> _What you have to do_
Copy out each line of the material below that holds the string "this".

*** Given data ***

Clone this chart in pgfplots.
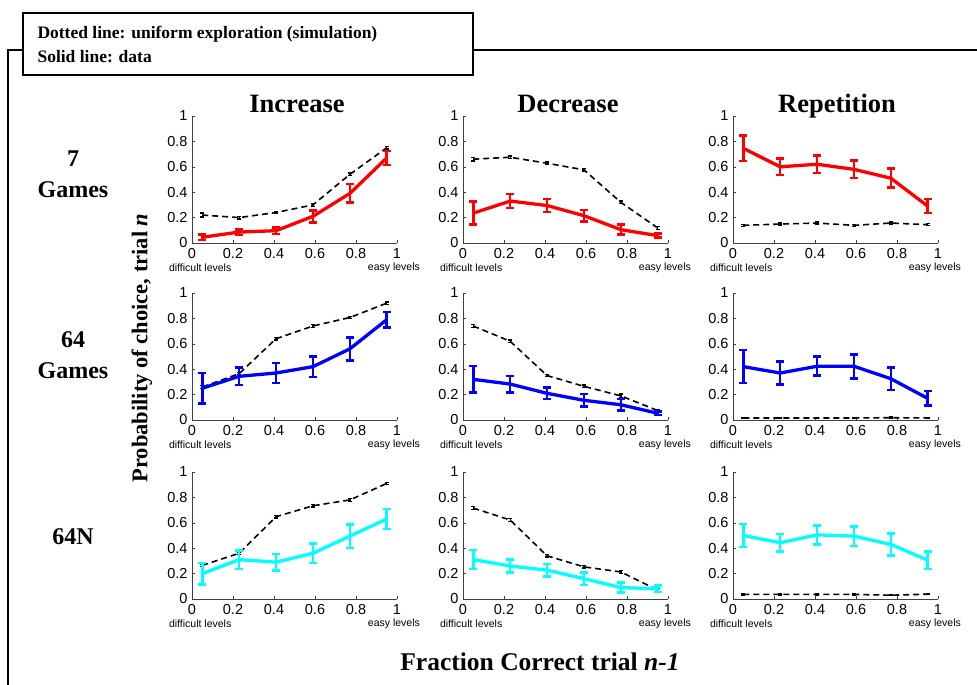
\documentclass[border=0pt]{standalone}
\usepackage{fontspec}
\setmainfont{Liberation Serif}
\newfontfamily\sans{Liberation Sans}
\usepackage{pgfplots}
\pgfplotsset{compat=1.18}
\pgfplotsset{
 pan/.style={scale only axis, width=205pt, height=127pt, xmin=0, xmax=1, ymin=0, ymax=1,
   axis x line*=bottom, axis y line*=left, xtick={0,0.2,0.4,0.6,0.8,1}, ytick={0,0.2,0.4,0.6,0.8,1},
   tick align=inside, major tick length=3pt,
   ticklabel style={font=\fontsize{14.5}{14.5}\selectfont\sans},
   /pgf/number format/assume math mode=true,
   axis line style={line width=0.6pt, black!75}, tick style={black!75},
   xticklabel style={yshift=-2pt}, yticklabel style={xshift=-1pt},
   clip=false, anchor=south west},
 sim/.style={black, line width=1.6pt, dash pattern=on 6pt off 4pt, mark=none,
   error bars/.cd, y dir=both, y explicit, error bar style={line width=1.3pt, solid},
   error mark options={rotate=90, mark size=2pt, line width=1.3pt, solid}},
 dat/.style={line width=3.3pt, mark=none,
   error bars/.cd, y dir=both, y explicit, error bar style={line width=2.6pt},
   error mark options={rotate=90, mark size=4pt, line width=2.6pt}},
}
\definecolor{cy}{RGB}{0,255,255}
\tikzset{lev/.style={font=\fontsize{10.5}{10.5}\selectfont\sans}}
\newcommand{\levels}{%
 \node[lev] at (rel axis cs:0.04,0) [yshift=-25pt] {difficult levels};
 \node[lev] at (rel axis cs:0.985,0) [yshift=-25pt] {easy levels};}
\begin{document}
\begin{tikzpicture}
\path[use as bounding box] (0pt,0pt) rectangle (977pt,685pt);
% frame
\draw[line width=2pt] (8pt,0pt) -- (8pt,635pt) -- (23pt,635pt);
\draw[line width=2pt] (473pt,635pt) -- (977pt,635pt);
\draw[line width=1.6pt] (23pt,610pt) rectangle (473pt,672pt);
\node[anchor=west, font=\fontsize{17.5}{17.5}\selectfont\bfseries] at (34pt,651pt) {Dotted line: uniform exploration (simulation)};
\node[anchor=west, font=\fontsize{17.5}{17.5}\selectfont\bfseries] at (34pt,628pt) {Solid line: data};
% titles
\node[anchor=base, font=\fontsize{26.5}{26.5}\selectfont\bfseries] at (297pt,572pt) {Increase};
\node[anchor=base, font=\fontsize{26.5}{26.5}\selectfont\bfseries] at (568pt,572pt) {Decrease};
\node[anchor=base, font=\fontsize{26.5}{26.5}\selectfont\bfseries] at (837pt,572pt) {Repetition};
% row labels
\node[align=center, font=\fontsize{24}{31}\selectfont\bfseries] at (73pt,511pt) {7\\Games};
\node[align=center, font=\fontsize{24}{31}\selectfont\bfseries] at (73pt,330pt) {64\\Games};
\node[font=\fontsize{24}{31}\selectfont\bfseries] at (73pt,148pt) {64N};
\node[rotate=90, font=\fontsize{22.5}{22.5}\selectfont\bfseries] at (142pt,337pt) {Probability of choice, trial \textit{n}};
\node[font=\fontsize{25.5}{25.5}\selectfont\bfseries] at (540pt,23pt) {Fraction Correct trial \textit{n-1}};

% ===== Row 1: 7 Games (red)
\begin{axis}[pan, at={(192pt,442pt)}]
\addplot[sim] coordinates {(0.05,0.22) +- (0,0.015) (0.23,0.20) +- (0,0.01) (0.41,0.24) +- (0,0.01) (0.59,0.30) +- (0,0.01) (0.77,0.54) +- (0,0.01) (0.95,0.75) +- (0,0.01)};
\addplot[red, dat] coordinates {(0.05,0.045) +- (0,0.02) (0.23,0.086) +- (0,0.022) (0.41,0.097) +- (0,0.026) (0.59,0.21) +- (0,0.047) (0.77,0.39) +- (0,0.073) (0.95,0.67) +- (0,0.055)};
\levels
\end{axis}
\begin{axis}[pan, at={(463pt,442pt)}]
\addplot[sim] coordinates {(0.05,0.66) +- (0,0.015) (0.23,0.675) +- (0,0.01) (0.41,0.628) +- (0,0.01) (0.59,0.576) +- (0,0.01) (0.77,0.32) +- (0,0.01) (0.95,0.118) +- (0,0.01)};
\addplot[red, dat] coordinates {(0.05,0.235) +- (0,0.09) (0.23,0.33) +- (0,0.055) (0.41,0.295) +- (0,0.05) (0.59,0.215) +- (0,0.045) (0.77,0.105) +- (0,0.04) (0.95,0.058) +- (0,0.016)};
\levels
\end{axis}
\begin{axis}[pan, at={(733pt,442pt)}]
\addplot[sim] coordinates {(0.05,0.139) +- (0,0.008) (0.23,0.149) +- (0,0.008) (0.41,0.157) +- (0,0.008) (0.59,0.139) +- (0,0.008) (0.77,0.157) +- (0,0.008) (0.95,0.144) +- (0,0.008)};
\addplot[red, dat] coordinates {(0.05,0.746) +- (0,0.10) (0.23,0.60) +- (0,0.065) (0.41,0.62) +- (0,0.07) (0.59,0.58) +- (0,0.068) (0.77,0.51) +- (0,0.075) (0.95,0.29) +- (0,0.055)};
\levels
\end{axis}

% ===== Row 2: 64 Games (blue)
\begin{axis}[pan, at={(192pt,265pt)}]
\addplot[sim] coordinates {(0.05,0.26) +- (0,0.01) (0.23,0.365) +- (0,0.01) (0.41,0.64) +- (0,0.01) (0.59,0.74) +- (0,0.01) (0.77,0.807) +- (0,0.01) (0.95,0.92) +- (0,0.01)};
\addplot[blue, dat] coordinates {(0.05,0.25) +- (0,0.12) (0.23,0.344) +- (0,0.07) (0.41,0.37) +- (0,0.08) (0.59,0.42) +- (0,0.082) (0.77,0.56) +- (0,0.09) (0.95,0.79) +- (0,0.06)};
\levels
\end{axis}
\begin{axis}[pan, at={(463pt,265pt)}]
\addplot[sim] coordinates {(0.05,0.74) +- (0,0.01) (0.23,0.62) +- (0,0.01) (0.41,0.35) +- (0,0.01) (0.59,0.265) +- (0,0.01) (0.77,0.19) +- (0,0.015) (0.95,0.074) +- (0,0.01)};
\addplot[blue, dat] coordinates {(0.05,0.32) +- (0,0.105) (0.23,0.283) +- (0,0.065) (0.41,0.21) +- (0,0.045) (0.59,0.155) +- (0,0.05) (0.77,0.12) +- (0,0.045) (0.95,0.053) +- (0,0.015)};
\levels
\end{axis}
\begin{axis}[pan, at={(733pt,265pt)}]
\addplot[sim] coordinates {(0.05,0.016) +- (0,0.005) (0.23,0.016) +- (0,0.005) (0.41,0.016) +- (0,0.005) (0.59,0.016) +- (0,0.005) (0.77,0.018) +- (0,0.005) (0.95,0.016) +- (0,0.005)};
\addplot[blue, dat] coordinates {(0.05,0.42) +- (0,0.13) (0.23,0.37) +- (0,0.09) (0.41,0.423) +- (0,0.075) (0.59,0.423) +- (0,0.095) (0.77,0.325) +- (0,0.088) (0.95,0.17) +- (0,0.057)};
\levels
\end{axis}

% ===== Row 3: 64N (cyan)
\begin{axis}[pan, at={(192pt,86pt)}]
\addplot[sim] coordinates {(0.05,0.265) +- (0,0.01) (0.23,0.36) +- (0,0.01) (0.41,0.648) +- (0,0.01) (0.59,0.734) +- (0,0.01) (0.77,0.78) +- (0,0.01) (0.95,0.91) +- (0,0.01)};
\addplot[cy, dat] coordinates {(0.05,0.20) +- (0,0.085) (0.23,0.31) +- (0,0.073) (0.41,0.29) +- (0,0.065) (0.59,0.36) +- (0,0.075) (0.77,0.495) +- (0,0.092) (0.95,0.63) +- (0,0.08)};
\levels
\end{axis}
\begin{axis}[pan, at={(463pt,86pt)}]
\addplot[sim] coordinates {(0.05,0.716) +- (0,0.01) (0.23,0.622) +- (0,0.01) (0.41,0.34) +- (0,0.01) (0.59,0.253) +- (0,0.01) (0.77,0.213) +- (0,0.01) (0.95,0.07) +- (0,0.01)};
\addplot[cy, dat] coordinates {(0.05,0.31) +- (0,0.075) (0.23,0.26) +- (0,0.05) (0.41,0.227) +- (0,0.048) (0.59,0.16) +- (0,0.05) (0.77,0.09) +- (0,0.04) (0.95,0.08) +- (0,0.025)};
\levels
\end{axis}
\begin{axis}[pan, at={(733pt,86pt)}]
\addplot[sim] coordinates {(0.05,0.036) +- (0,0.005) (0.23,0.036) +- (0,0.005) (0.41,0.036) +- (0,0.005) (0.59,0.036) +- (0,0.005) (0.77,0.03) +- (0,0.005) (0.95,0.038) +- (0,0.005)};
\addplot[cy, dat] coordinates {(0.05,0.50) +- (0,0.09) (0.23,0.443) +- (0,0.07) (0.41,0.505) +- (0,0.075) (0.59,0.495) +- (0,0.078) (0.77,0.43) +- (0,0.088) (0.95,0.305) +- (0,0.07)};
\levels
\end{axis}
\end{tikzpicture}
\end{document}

***
*** Given data ***

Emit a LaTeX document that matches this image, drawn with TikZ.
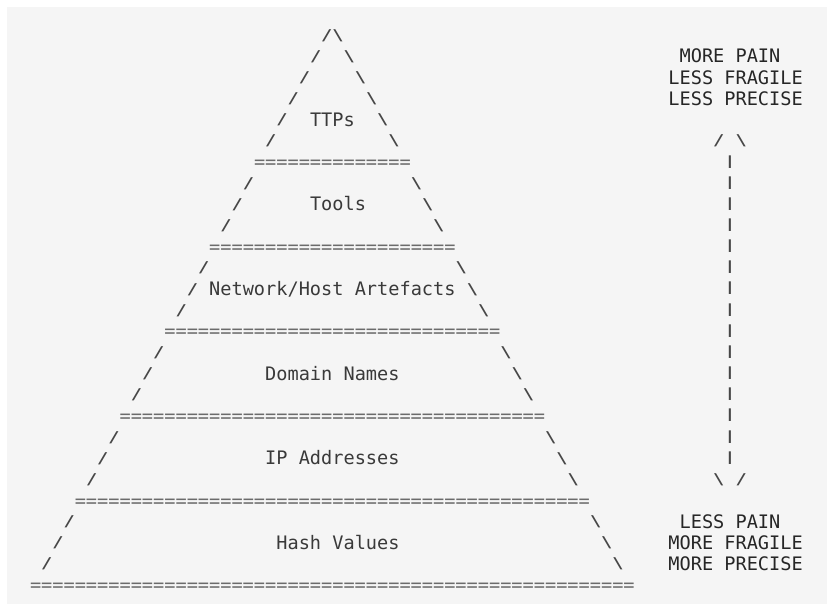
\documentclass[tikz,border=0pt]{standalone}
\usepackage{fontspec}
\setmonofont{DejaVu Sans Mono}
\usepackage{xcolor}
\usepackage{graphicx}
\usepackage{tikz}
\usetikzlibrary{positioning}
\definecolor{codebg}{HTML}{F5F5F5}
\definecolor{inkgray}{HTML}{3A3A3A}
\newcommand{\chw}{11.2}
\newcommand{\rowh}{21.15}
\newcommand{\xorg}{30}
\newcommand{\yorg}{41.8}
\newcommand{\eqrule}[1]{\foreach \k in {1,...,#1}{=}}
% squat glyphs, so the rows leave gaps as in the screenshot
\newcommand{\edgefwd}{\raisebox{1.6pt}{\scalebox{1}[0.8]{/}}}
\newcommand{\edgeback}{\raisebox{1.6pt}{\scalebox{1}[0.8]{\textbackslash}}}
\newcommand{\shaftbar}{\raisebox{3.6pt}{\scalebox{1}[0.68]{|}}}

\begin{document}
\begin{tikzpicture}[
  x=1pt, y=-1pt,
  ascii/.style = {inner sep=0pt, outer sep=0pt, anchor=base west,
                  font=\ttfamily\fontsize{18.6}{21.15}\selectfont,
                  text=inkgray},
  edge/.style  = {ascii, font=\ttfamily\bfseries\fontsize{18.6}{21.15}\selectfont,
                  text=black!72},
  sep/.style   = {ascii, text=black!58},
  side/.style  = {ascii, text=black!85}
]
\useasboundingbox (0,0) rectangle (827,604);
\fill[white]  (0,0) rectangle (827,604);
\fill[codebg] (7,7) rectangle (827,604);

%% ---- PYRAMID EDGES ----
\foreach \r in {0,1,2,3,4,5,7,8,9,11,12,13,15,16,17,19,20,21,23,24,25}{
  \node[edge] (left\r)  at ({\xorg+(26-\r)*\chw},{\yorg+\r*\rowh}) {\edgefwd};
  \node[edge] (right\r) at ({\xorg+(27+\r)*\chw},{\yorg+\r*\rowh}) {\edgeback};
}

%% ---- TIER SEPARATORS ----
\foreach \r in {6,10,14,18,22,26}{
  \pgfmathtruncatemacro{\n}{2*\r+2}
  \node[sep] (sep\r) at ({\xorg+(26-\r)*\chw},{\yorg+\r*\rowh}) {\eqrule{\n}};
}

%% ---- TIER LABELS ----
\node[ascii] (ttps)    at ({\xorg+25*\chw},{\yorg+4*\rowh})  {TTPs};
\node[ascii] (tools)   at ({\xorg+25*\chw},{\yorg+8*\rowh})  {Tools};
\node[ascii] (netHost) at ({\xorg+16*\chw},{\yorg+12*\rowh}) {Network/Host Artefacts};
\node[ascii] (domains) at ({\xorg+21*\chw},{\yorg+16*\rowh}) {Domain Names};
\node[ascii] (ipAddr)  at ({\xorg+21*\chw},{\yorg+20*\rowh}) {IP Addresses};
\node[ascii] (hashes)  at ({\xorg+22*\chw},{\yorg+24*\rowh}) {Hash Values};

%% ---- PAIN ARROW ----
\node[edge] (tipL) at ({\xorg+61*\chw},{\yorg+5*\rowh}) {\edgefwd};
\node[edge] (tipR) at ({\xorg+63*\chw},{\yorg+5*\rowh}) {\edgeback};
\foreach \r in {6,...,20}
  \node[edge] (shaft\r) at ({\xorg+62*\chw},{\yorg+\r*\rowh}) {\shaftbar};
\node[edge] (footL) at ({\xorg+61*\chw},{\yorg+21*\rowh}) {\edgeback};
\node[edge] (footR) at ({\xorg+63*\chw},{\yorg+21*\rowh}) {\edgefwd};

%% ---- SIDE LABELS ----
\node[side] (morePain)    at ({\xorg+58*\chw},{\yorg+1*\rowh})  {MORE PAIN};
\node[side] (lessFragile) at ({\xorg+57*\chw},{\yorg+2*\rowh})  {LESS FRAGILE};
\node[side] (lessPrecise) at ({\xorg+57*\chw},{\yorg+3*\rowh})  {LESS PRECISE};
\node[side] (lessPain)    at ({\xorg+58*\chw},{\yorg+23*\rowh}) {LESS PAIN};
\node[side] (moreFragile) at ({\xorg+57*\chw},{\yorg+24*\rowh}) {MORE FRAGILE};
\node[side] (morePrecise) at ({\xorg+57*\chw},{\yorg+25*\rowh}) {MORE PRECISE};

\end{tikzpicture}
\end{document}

***

> _The solution_
Clone this chart in pgfplots.
Emit a LaTeX document that matches this image, drawn with TikZ.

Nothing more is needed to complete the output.